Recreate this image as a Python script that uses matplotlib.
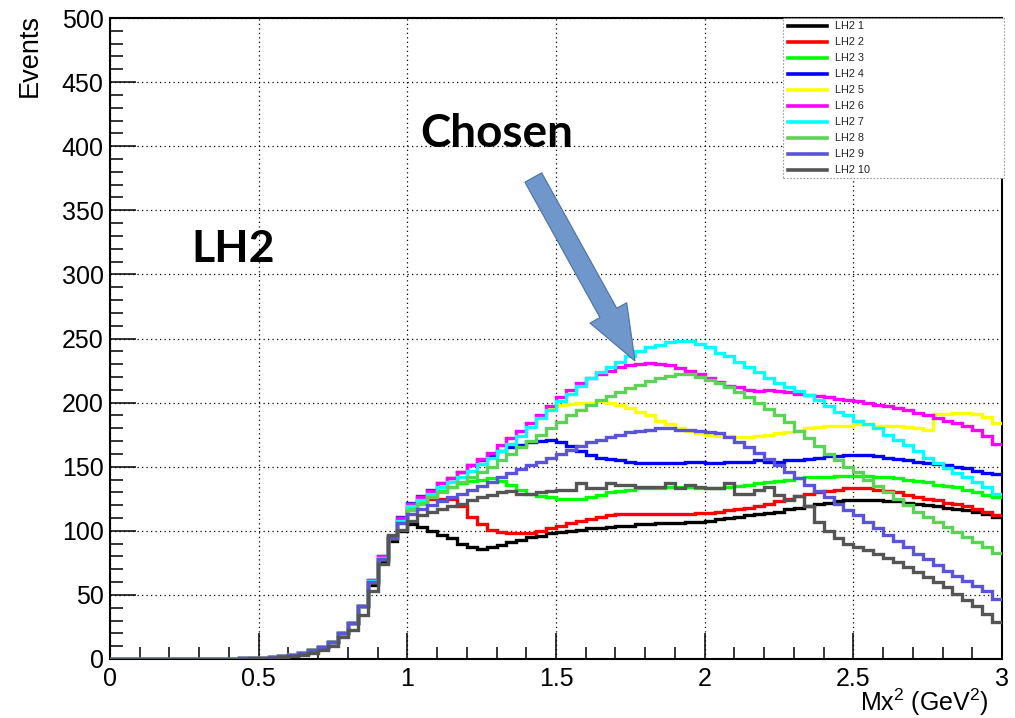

==

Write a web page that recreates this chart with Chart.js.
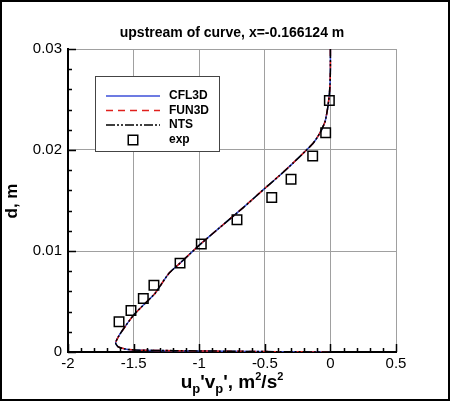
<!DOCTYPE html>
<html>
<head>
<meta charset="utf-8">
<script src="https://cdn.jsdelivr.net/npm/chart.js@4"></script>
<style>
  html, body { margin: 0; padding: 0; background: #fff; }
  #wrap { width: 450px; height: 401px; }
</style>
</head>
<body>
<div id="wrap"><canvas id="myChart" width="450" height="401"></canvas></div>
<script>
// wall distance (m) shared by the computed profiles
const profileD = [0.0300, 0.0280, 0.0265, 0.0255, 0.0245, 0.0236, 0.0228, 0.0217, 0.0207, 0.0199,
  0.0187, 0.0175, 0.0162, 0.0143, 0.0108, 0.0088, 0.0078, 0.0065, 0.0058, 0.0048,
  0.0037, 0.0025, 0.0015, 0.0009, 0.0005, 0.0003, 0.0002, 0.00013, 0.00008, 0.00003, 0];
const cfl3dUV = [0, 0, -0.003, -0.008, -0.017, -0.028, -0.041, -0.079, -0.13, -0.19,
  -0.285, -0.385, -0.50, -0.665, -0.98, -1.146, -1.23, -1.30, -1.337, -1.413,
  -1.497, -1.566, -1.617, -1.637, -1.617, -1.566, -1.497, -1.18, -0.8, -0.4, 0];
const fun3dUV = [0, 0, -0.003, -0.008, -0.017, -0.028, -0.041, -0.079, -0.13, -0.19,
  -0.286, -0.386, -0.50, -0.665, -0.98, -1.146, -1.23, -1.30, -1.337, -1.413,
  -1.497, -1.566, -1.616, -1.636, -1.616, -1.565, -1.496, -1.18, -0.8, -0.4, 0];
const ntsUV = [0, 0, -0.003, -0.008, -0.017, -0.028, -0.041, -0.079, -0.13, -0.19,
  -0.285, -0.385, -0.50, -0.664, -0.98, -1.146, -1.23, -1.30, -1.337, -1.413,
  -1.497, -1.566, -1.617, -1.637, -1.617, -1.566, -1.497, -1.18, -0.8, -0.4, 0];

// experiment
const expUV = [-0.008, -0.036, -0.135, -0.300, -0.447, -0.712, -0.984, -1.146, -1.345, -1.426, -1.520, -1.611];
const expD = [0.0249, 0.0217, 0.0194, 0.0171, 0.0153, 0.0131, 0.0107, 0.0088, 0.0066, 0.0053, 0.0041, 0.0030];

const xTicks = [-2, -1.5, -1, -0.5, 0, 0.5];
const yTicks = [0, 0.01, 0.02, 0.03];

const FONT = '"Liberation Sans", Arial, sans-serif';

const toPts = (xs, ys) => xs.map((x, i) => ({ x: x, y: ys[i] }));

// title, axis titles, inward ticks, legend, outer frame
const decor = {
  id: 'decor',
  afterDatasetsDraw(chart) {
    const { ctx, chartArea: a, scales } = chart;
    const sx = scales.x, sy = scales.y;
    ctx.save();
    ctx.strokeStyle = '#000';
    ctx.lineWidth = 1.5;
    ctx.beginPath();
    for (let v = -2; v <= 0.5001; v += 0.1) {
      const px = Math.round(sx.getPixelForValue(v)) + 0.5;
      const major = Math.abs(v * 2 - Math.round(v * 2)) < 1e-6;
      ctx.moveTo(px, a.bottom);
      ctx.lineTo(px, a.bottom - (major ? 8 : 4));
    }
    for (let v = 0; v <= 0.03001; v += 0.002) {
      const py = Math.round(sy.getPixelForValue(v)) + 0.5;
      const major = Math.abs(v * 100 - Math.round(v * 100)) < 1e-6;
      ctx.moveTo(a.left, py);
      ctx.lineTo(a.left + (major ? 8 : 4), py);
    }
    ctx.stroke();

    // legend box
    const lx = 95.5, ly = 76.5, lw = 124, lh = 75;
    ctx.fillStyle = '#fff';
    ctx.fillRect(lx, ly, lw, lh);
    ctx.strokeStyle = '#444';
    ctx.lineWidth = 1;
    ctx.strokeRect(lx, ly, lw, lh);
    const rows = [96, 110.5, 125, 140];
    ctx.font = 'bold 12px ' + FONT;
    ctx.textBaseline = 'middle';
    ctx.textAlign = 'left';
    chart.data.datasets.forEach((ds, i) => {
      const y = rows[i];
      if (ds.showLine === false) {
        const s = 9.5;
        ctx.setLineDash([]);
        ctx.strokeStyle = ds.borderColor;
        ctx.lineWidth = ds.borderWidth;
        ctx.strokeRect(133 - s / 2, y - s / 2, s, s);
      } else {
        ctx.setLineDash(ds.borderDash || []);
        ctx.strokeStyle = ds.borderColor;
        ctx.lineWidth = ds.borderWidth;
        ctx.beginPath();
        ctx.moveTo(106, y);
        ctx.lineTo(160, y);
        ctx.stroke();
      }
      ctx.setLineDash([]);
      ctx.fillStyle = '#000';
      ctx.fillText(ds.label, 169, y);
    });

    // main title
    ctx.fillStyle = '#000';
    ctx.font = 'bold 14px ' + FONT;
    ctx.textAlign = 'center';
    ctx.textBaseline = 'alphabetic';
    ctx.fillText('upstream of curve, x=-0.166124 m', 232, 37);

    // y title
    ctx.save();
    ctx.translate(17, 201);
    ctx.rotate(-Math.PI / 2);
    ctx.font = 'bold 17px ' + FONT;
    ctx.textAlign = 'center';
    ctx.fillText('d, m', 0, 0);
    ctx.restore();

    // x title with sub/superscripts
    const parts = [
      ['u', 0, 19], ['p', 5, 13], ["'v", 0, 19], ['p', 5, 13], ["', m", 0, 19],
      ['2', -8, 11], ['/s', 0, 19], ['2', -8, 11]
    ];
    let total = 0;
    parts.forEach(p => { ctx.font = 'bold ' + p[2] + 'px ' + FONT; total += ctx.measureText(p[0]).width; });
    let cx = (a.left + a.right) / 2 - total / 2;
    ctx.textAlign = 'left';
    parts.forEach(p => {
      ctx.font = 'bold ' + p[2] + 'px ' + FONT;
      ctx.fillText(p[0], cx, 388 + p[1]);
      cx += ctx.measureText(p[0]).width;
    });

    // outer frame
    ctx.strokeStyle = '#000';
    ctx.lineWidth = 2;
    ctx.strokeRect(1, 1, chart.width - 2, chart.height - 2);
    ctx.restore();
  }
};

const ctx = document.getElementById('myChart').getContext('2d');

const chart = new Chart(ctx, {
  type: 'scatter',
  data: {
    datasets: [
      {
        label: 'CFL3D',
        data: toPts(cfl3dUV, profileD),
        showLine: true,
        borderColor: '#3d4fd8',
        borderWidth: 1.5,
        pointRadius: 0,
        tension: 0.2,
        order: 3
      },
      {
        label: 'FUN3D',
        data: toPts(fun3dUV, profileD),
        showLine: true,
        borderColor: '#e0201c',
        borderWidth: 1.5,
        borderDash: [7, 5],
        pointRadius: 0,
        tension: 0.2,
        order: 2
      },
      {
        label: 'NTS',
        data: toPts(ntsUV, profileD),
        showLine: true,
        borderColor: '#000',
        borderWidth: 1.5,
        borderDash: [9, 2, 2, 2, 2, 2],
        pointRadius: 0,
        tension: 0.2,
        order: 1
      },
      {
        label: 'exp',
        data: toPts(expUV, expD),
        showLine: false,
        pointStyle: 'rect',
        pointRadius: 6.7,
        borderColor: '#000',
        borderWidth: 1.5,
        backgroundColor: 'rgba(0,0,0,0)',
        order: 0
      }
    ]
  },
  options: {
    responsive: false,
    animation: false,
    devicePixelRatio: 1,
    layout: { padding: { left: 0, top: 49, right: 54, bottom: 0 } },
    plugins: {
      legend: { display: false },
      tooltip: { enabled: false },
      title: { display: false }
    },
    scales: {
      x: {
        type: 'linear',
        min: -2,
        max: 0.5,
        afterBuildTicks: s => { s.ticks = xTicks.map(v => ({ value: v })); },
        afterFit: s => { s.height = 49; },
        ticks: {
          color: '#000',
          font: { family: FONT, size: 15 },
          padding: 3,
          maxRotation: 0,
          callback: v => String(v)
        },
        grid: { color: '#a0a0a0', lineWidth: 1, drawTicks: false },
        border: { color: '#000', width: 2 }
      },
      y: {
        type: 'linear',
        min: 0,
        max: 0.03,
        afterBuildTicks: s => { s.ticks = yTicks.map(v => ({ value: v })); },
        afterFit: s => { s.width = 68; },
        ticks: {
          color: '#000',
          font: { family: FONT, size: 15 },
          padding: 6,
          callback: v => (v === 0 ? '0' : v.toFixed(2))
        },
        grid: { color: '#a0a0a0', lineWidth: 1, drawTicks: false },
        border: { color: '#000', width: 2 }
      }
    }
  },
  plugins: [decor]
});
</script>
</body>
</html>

_INSTRUCTION_:
Examine the records and pull out every line where the string "with" occurs.

_REPLY TO THE TASK_:
Write a web page that recreates this chart with Chart.js.
    // x title with sub/superscripts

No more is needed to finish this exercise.